Official name: National Defense Authorization Act for Fiscal Year 2026, Section 345 ("Technology enhancement for surface ship maintenance")
Requires the Secretary of the Navy to investigate and adopt advanced technologies, including AI-driven predictive maintenance, for surface ship maintenance; establishes a proposal and review process for such technologies; mandates third-party review of certain decisions; requires updates to policies and contracts upon adoption; and directs reporting to Congress on implementation timelines and justifications.
Analysis summaries, actor details, and coverage mappings were LLM-classified and may contain errors.
This is a binding legislative act from the United States Congress with mandatory obligations on the Secretary of the Navy, including investigation requirements, qualification processes, third-party review mechanisms, and Congressional reporting requirements with specific timelines.
The document has minimal coverage of AI risk domains, with limited focus on AI system safety and reliability (7.3) through predictive maintenance requirements. The document primarily addresses naval ship maintenance technology adoption processes rather than comprehensive AI risk management. Coverage is concentrated in system robustness and operational reliability concerns.
This document primarily governs the National Security sector, specifically addressing the U.S. Navy's adoption of advanced technologies including AI-driven systems for surface ship maintenance. It establishes mandatory processes for technology qualification, approval, and integration within military operations.
The document primarily covers the Deploy and Operate and Monitor stages of the AI lifecycle, focusing on the integration and adoption of AI-driven predictive maintenance technologies into Navy surface ship maintenance operations. There is minimal coverage of earlier stages like planning, data collection, or model building.
The document explicitly mentions AI in the context of predictive maintenance algorithms for failure prediction. It does not define AI models or systems formally, nor does it reference frontier AI, general purpose AI, foundation models, or compute thresholds. The focus is on task-specific AI applications for naval maintenance operations.
United States Congress
The document is a section of the National Defense Authorization Act for Fiscal Year 2026, which is proposed and enacted by the United States Congress as indicated by the authority field.

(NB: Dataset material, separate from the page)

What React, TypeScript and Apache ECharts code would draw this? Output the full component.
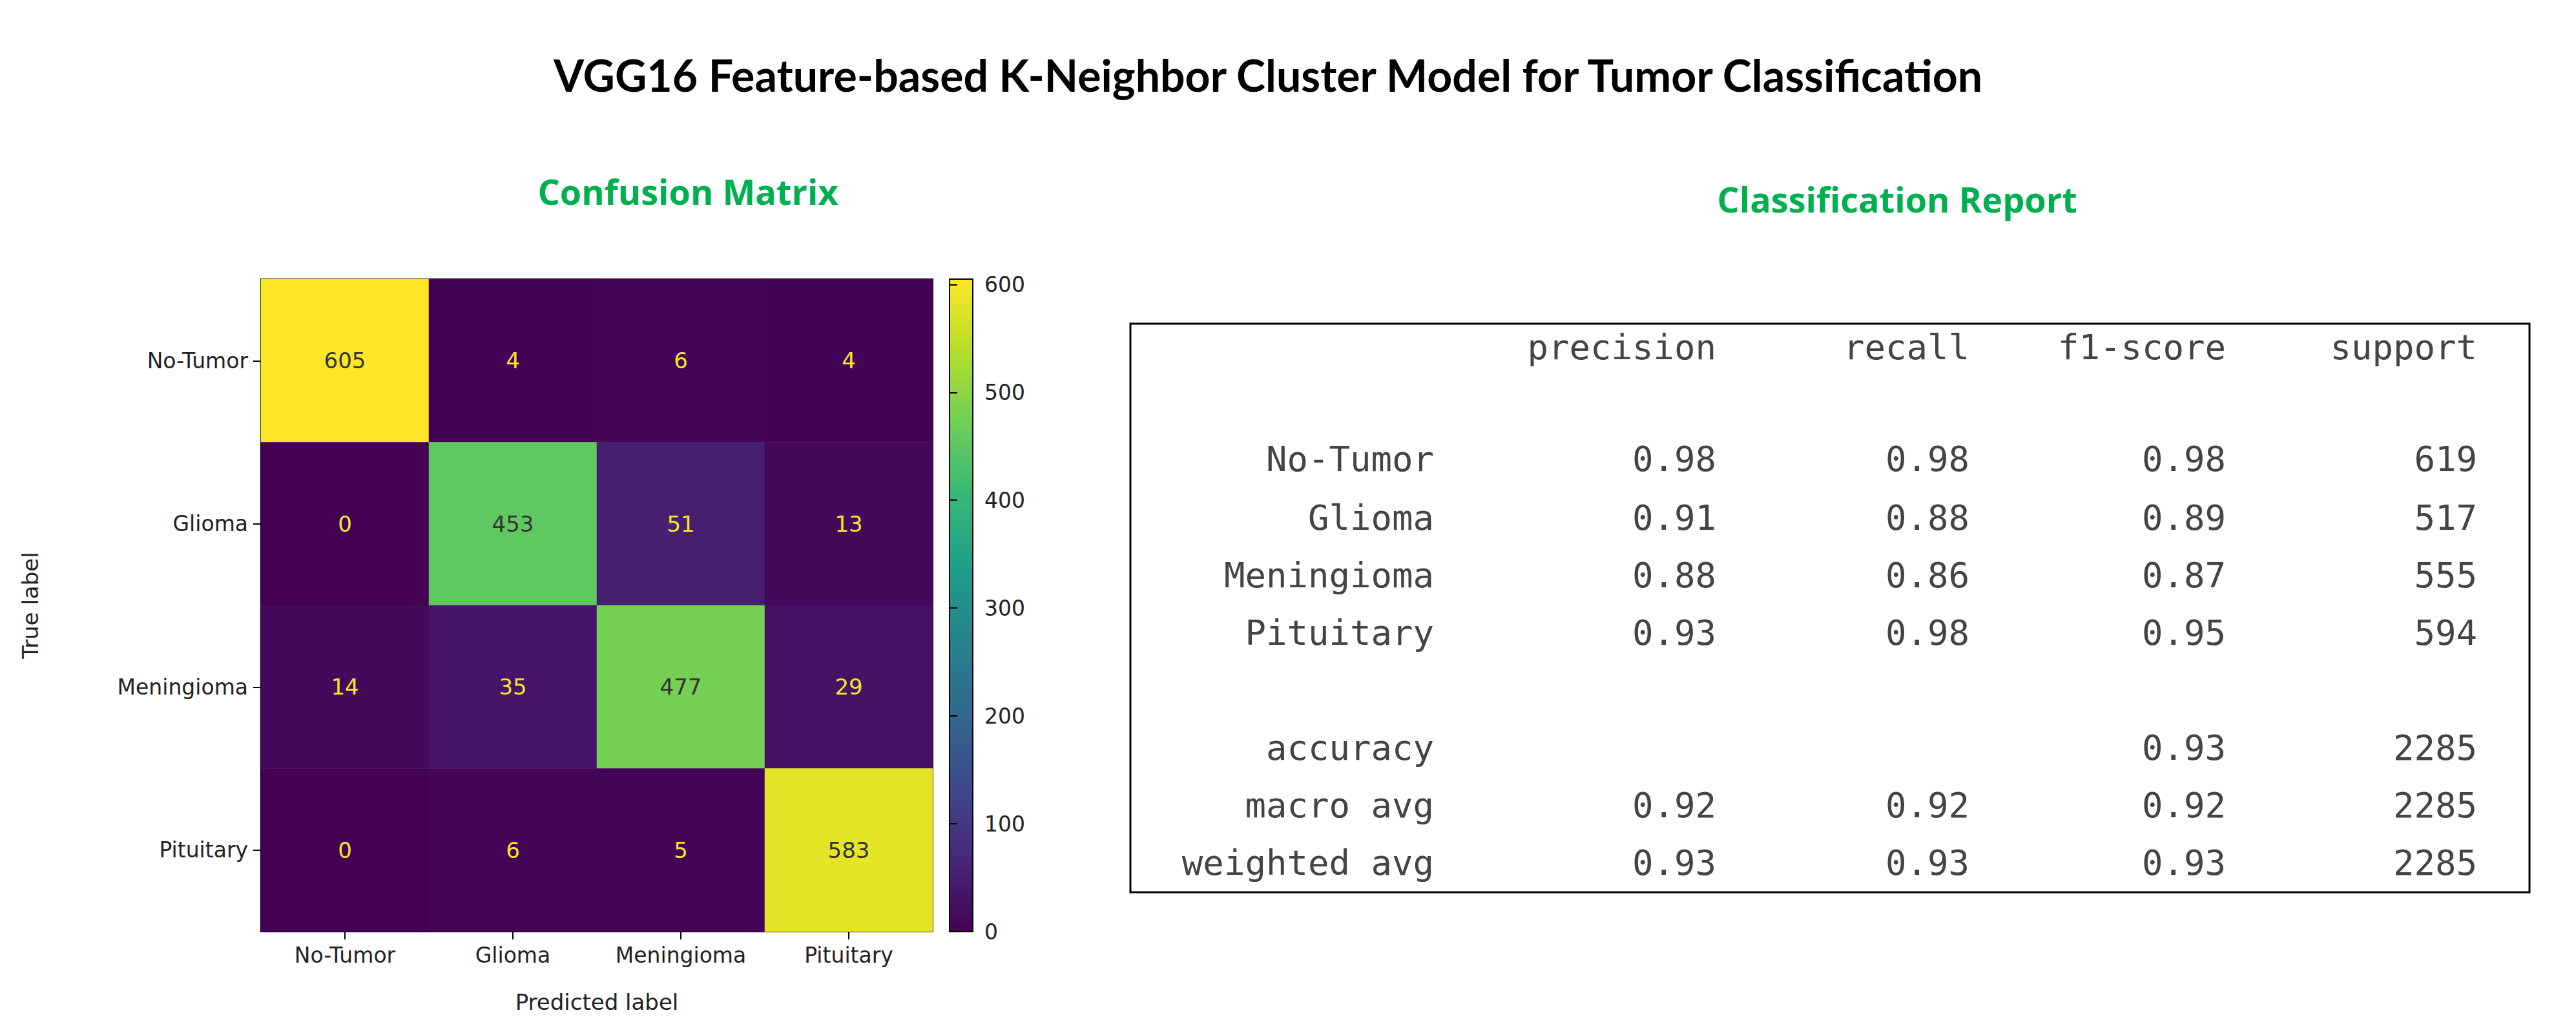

United States Congress; Committees on Armed Services of the Senate and House of Representatives; Under Secretary of Defense for Acquisition and Sustainment
Congress enforces through oversight via the Committees on Armed Services, which receive mandatory reports. The Under Secretary of Defense for Acquisition and Sustainment enforces through third-party review mechanisms.
Committees on Armed Services of the Senate and House of Representatives; independent third-party reviewer
The Committees on Armed Services monitor implementation through required reports. An independent third-party reviewer is contracted to assess decisions and provide evaluation reports to Congress.
Secretary of the Navy; Under Secretary of Defense for Acquisition and Sustainment; non-government entities
The primary target is the Secretary of the Navy who must investigate and adopt technologies. Non-government entities are also targets as they can submit proposals for advanced technologies. The Navy acts as both a governance actor (government entity) and deployer (implementing AI-driven predictive maintenance systems).